The statement said that $2.1 bn was received in cash and $775 mn in kind for product swaps from exported oil, corresponding to $2.87 bn in total.

"From the cash payments, some $400 mn has been used to pay both trucking costs and as part payment to the oil producers. Hence, the net cash received by the KRG during this period is $1.7 bn," said the statement. 

It was also underlined that the KRG has also received a further $500 mn in prepayment from committed purchasers of crude against future deliveries of oil piped to Ceyhan.

The sale of KRG oil is deemed highly controversial and created a diplomatic rift with Baghdad earlier in the year.

Tensions started rising in 2012 and 2013, when KRG officials began claiming that its share of the national budget was being reduced by the central government. Former Prime Minister Nouri Maliki denied the claims but Kurdish authorities nonetheless began selling oil independently.

An independent pipeline with Turkey was completed last December with, Erbil further asserted itself in May and dispatching a tanker loaded with over one million barrels of crude from the Turkish port of Ceyhan.

On the same day, Baghdad took legal action against the defiant Kurdish enclave in a move that saw the Iraqi Ministry of Oil (MOO) file for arbitration against Turkey and state-owned pipeline operator BOTAS with the International Chamber of Commerce. However, the assault by Islamic State militants, who have managed to seize vast swathes of Iraq in June and began marching toward Iraqi Kurdistan has deviated media attention from the oil dispute.

However, tensions started rising in 2012 and 2013, when KRG officials began claiming that its share of the national budget was being reduced by the central government.

The row sharpened in May, when the KRG accused Prime Minister Nuri al-Maliki’s government of withholding the funds used to pay hundreds of thousands of Kurdish government employees, leading to the autonomous region’s most serious banking crisis since its creation in 1991.

On 29 May, Iraqi Kurdistan Prime Minister Nechirvan Barzani targeted the alleged policy in a speech in the Kurdish parliament.

“The Kurdistan Region’s policy from the beginning has been based upon solving outstanding issues with Baghdad. We want to find a solution and reach an agreement. Baghdad’s policies are, however, not reasonable,” said Barzani.

Maliki has denied that Baghdad is withholding the region’s funds.

The Kurdish premier’s remarks mirror widespread dissatisfaction in Iraq's Kurdistan region with what are perceived to be increasingly centralized policy measures by Maliki.

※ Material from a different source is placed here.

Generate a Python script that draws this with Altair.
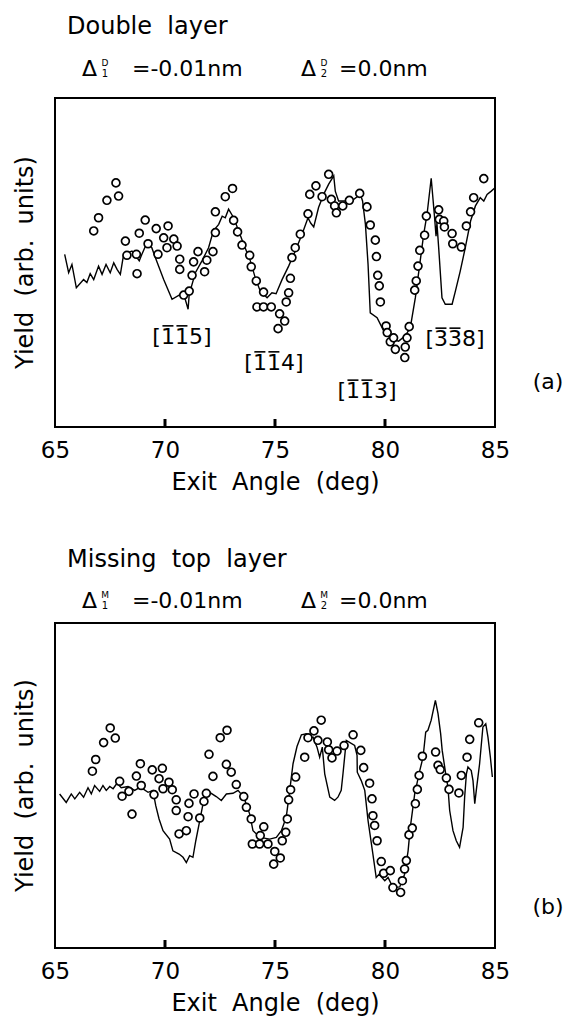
import altair as alt
import pandas as pd

# ---------------- data ----------------
x_tick_values = [65, 70, 75, 80, 85]
inner_ticks = [70, 75, 80]

# (a) Double layer: measured yield (circles)
top_exp_x = [66.76, 66.98, 67.36, 67.77, 67.89, 68.2, 68.27, 68.7, 68.73, 68.83, 69.1, 69.23, 69.6, 69.68,
             69.94, 70.09, 70.14, 70.4, 70.55, 70.67, 70.67, 70.85, 71.1, 71.23, 71.3, 71.5, 71.8, 71.9,
             72.18, 72.29, 72.29, 72.74, 73.07, 73.12, 73.3, 73.5, 73.85, 73.92, 74.15, 74.48, 74.18, 74.48,
             74.83, 75.21, 75.44, 75.14, 75.51, 75.62, 75.7, 75.77, 75.92, 76.15, 76.5, 76.58, 76.86, 77.14,
             77.44, 77.56, 77.71, 77.79, 78.08, 78.38, 78.85, 79.18, 79.33, 79.56, 79.61, 79.67, 79.74, 79.79,
             80.05, 80.1, 80.24, 80.39, 80.47, 80.9, 80.92, 81.0, 81.1, 81.35, 81.42, 81.5, 81.58, 81.8,
             81.88, 82.44, 82.47, 82.67, 82.7, 83.05, 83.08, 83.47, 83.7, 83.89, 84.03, 84.49]
top_exp_y = [59.6, 63.6, 68.9, 74.2, 70.2, 56.5, 52.2, 52.5, 46.6, 58.9, 62.9, 55.7, 60.3, 52.5,
             57.5, 54.5, 61.1, 57.1, 55.0, 51.0, 47.9, 40.1, 41.3, 46.1, 50.2, 53.3, 47.2, 50.7,
             53.3, 59.1, 65.4, 70.0, 72.5, 62.8, 59.3, 55.3, 52.2, 48.7, 44.4, 41.0, 36.5, 36.5,
             36.5, 34.4, 32.2, 29.9, 38.0, 40.8, 45.2, 51.5, 54.5, 58.6, 64.8, 70.7, 73.3, 70.0,
             76.8, 69.2, 67.2, 65.1, 67.2, 68.9, 71.0, 66.9, 61.4, 56.8, 51.8, 46.1, 42.9, 38.0,
             30.7, 28.7, 25.9, 27.1, 23.6, 21.1, 24.3, 27.1, 30.5, 41.6, 44.4, 48.9, 53.7, 58.3,
             64.1, 66.0, 63.1, 62.6, 60.8, 58.8, 55.7, 54.7, 61.1, 65.4, 69.7, 75.5]

# (a) calculated curve
top_calc_x = [65.44, 65.62, 65.77, 65.97, 66.3, 66.45, 66.6, 66.76, 66.98, 67.14, 67.32, 67.51, 67.67, 67.82,
              67.97, 68.12, 68.5, 68.83, 68.95, 69.18, 69.4, 69.56, 69.94, 70.32, 70.7, 70.92, 71.05, 71.1,
              71.38, 71.68, 71.98, 72.2, 72.44, 72.6, 72.74, 72.89, 73.12, 73.35, 73.58, 73.88, 74.1, 74.33,
              74.64, 74.86, 75.05, 75.32, 75.62, 75.92, 76.23, 76.5, 76.62, 76.76, 76.98, 77.21, 77.44, 77.67,
              77.74, 77.89, 78.27, 78.58, 78.88, 78.98, 79.11, 79.23, 79.33, 79.64, 79.94, 80.32, 80.62, 80.92,
              81.15, 81.38, 81.6, 81.76, 81.91, 82.1, 82.25, 82.32, 82.36, 82.44, 82.59, 82.74, 83.05, 83.2,
              83.42, 83.65, 83.89, 84.11, 84.33, 84.49, 84.64, 84.83, 85.0]
top_calc_y = [52.5, 46.9, 49.4, 42.3, 44.8, 43.9, 46.6, 44.8, 48.9, 46.4, 49.4, 46.9, 49.9, 47.9,
              46.4, 52.5, 53.5, 50.5, 52.5, 56.0, 54.5, 51.5, 44.8, 38.8, 40.3, 38.8, 35.8, 40.3,
              46.9, 50.5, 54.5, 59.6, 61.6, 64.1, 63.6, 66.2, 63.6, 59.6, 55.5, 50.5, 45.4, 41.3,
              39.3, 40.8, 40.5, 44.8, 48.9, 53.5, 58.6, 63.6, 62.0, 60.8, 66.7, 70.7, 73.8, 76.3,
              71.7, 68.7, 68.7, 69.2, 70.7, 68.7, 61.6, 49.4, 34.7, 33.2, 29.2, 26.6, 26.1, 27.7,
              30.2, 39.3, 50.5, 58.6, 64.6, 75.6, 64.0, 58.0, 62.0, 54.5, 39.3, 37.3, 37.3, 41.3,
              47.4, 54.5, 62.6, 67.2, 69.7, 68.7, 70.7, 71.7, 72.7]

# (b) Missing top layer: measured yield (circles)
bot_exp_x = [66.7, 66.85, 67.21, 67.51, 67.74, 67.94, 68.05, 68.36, 68.5, 68.7, 68.88, 68.92, 69.42, 69.5,
             69.73, 69.88, 69.91, 70.18, 70.33, 70.51, 70.51, 70.64, 70.97, 71.05, 71.09, 71.32, 71.58, 71.77,
             71.88, 72.0, 72.18, 72.51, 72.79, 72.82, 73.01, 73.24, 73.58, 73.7, 73.92, 73.97, 74.3, 74.33,
             74.49, 74.68, 74.94, 74.99, 75.24, 75.33, 75.49, 75.56, 75.62, 75.71, 75.94, 76.35, 76.5, 76.77,
             76.95, 77.1, 77.38, 77.44, 77.59, 77.82, 78.14, 78.55, 78.9, 79.03, 79.3, 79.41, 79.45, 79.53,
             79.64, 79.83, 79.94, 80.24, 80.36, 80.71, 80.79, 80.89, 80.97, 81.09, 81.24, 81.38, 81.47, 81.55,
             81.7, 82.3, 82.41, 82.51, 82.79, 82.91, 83.36, 83.47, 83.73, 83.85, 84.26]
bot_exp_y = [54.4, 58.0, 63.2, 67.7, 64.6, 51.3, 46.7, 48.2, 41.2, 52.9, 56.7, 50.0, 54.8, 47.2,
             52.1, 55.3, 49.0, 51.0, 48.7, 45.6, 42.3, 35.1, 36.1, 40.4, 44.5, 47.4, 40.0, 45.1,
             47.6, 59.6, 52.8, 64.7, 56.5, 67.0, 54.1, 50.3, 46.6, 43.3, 39.7, 32.0, 32.0, 34.6,
             37.3, 32.0, 25.8, 29.7, 27.7, 33.0, 35.6, 39.7, 45.6, 48.7, 52.6, 58.7, 64.7, 66.8,
             63.9, 70.1, 63.4, 61.0, 58.5, 60.6, 62.3, 65.6, 60.8, 55.5, 50.7, 45.9, 40.7, 37.7,
             33.0, 26.6, 23.0, 23.8, 18.6, 17.1, 20.7, 24.3, 26.9, 34.8, 36.9, 44.4, 48.8, 53.1,
             59.0, 60.3, 56.2, 54.9, 52.3, 48.8, 47.7, 53.1, 58.7, 64.2, 69.3]

# (b) calculated curve
bot_calc_x = [65.21, 65.51, 65.74, 65.9, 66.12, 66.3, 66.5, 66.65, 66.8, 67.03, 67.18, 67.33, 67.49, 67.64,
              67.82, 68.01, 68.32, 68.62, 68.88, 69.23, 69.45, 69.58, 69.73, 69.91, 70.21, 70.36, 70.64, 70.82,
              70.97, 71.12, 71.27, 71.4, 71.58, 71.73, 71.85, 72.03, 72.33, 72.56, 72.79, 73.09, 73.32, 73.58,
              73.85, 74.0, 74.23, 74.45, 74.76, 75.06, 75.29, 75.51, 75.67, 75.82, 76.0, 76.2, 76.42, 76.58,
              76.73, 76.91, 77.03, 77.15, 77.26, 77.49, 77.71, 77.86, 78.01, 78.09, 78.24, 78.62, 78.73, 78.74,
              78.92, 79.08, 79.23, 79.45, 79.6, 79.73, 79.99, 80.14, 80.36, 80.67, 80.89, 81.05, 81.15, 81.35,
              81.58, 81.73, 81.85, 81.95, 82.1, 82.29, 82.41, 82.53, 82.6, 82.76, 82.86, 82.94, 83.09, 83.24,
              83.39, 83.55, 83.62, 83.7, 83.77, 83.92, 84.0, 84.08, 84.15, 84.3, 84.45, 84.58, 84.68, 84.79,
              84.88]
bot_calc_y = [47.4, 44.8, 47.4, 45.9, 47.9, 46.4, 49.3, 47.4, 50.0, 48.2, 50.0, 48.5, 49.7, 49.0,
              50.7, 49.3, 49.7, 48.5, 49.5, 47.9, 48.5, 43.8, 39.7, 36.1, 33.5, 29.9, 28.9, 27.9,
              26.3, 28.4, 27.9, 33.0, 39.2, 44.4, 47.4, 47.9, 46.6, 45.4, 47.4, 47.6, 48.5, 46.4,
              41.2, 36.1, 34.6, 33.9, 33.5, 34.0, 36.1, 40.2, 48.5, 56.7, 62.0, 65.6, 65.9, 64.5,
              64.9, 61.8, 58.7, 61.8, 53.6, 46.4, 45.4, 46.4, 48.5, 53.6, 63.9, 62.3, 59.3, 54.1,
              51.5, 48.5, 39.2, 28.9, 21.7, 22.7, 20.7, 21.7, 18.6, 18.8, 22.7, 29.9, 37.1, 47.4,
              54.6, 58.7, 66.4, 67.0, 70.1, 76.2, 72.1, 65.9, 60.8, 53.6, 49.5, 42.3, 36.1, 33.0,
              31.0, 37.1, 46.4, 53.6, 55.7, 54.6, 51.5, 44.4, 48.5, 56.7, 68.0, 69.0, 64.9, 58.7,
              52.6]

# Miller-index labels of panel (a); the first two digits carry an overbar (negative indices)
miller_text = ["[115]", "[114]", "[113]", "[338]"]
miller_x = [70.77, 74.95, 79.18, 83.18]
miller_y = [27.4, 19.5, 10.9, 26.7]

FONT = "DejaVu Sans"
NB = "\u00a0"


def txt(s, x, y, size, align="left", baseline="alphabetic", angle=None):
    kw = dict(font=FONT, fontSize=size, align=align, baseline=baseline, color="black")
    if angle is not None:
        kw["angle"] = angle
    return alt.Chart(pd.DataFrame({"t": [s]})).mark_text(**kw).encode(
        text="t:N", x=alt.value(x), y=alt.value(y))


def panel(exp_x, exp_y, calc_x, calc_y, h, title, sup, tag, title_base, delta_base, show_miller):
    xs = alt.Scale(domain=[65, 85], nice=False, zero=False)
    ys = alt.Scale(domain=[0, 100], nice=False, zero=False)
    xaxis = alt.Axis(values=x_tick_values, title="Exit" + NB + " Angle" + NB + " (deg)", ticks=False, tickSize=0,
                     domain=False, grid=False, labelFontSize=23, labelPadding=12,
                     titleFontSize=24, titleFontWeight="normal", titlePadding=8,
                     labelColor="black", titleColor="black", labelFont=FONT, titleFont=FONT,
                     labelFlush=False, format="d")
    exp = pd.DataFrame({"x": exp_x, "y": exp_y})
    calc = pd.DataFrame({"x": calc_x, "y": calc_y})
    line = alt.Chart(calc).mark_line(color="black", strokeWidth=1.4).encode(
        x=alt.X("x:Q", scale=xs, axis=xaxis), y=alt.Y("y:Q", scale=ys, axis=None))
    pts = alt.Chart(exp).mark_point(shape="circle", filled=True, fill="white", stroke="black",
                                    strokeWidth=1.7, size=62, opacity=1).encode(
        x=alt.X("x:Q", scale=xs), y=alt.Y("y:Q", scale=ys))
    # inward tick marks on the bottom frame (clipped to the plot area)
    ticks = alt.Chart(pd.DataFrame({"tx": inner_ticks, "ty": [0, 0, 0]})).mark_tick(
        orient="vertical", color="black", thickness=3, size=16, opacity=1, clip=True).encode(
        x=alt.X("tx:Q", scale=xs), y=alt.Y("ty:Q", scale=ys))
    layers = [line, pts, ticks]
    if show_miller:
        mdf = pd.DataFrame({"t": miller_text, "x": miller_x, "y": miller_y})
        layers.append(alt.Chart(mdf).mark_text(font=FONT, fontSize=22, color="black",
                                               baseline="middle").encode(
            x=alt.X("x:Q", scale=xs), y=alt.Y("y:Q", scale=ys), text="t:N"))
        for off in (-14, 0):
            layers.append(alt.Chart(mdf).mark_tick(orient="horizontal", color="black", thickness=1.6,
                                                   size=11, opacity=1, xOffset=off, yOffset=-11).encode(
                x=alt.X("x:Q", scale=xs), y=alt.Y("y:Q", scale=ys)))
    # titles and parameters above the frame
    layers += [
        txt(title, 12, title_base, 24),
        txt("\u0394", 27, delta_base, 22),
        txt(sup, 50, delta_base - 10, 9, align="center"),
        txt("1", 50, delta_base + 1, 10, align="center"),
        txt("=-0.01nm", 77, delta_base, 22),
        txt("\u0394", 246, delta_base, 22),
        txt(sup, 269, delta_base - 10, 9, align="center"),
        txt("2", 269, delta_base + 1, 10, align="center"),
        txt("=0.0nm", 284, delta_base, 22),
        txt("Yield" + NB + " (arb." + NB + " units)", -29, h / 2, 24, align="center", baseline="middle", angle=270),
        txt(tag, 493, 284, 22, align="center", baseline="middle"),
    ]
    return alt.layer(*layers).properties(width=440, height=h)


top = panel(top_exp_x, top_exp_y, top_calc_x, top_calc_y, 329, "Double" + NB + " layer", "D", "(a)", -64, -22, True)
bottom = panel(bot_exp_x, bot_exp_y, bot_calc_x, bot_calc_y, 325, "Missing" + NB + " top" + NB + " layer", "M", "(b)", -56, -15, False)

chart = alt.vconcat(top, bottom, spacing=196, bounds="flush").properties(
    padding={"left": 12, "top": 14, "right": 5, "bottom": 0},
    background="white",
).configure_view(stroke="black", strokeWidth=2)

chart.save("out.html", embed_options={"renderer": "svg", "actions": False})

However, oil exports are the principal bone of contention, as while Iraqi Kurdistan has “vast reserves”, the government in Baghdad retains control over how national revenues are distributed.

Following months of rows between Erbil and Baghdad since 2012 over these revenues – exacerbated by the financial crisis in Iraqi Kurdistan - the KRG has started pursuing an independent tack in selling oil.

“Why have we started selling oil?” the premier asked in parliament. “This is so that Baghdad understands full well that we are able to do this.”

Baghdad has steadfastly denied Kurdistan’s right to independently export oil, saying this risks Iraq’s territorial integrity.

Oil-fuelled politics

After building an independent pipeline with Turkey last December that can export oil directly to the Mediterranean, Erbil further asserted itself in May, dispatching a tanker loaded with over one million barrels of crude from the Turkish port of Ceyhan towards Europe.

On the same day, Baghdad took legal action against the defiant Kurdish enclave in a move that saw the Iraqi Ministry of Oil (MOO) file for arbitration against Turkey and state-owned pipeline operator BOTAS with the International Chamber of Commerce (ICC).  

Iraq asked the ICC to cease all unauthorized transport, storage and loading of crude and demanded compensation for the financial damages estimated at US$250 million.

“Requests by the Iraqi side to engage in discussions to resolve the dispute met with no constructive response, leaving the Iraqi side with no choice but to commence arbitration in order to stop the violations,” said MOO in a press release.

Baghdad’s anger was echoed by State of Law Coalition MP Hanan Fatlawi last week when she called for the expulsion of Kurdish MPs from Baghdad. “The federal government of Iraq must hinder the process of Kurdistan’s oil export and ban Kurdish ministers from Baghdad to stop the KRG exporting oil without the agreement of the federal government,” said the MP.

While Baghdad maintains that the sales are in breach of the Iraqi constitution, the Kurds have also quoted the constitution to legitimize their move.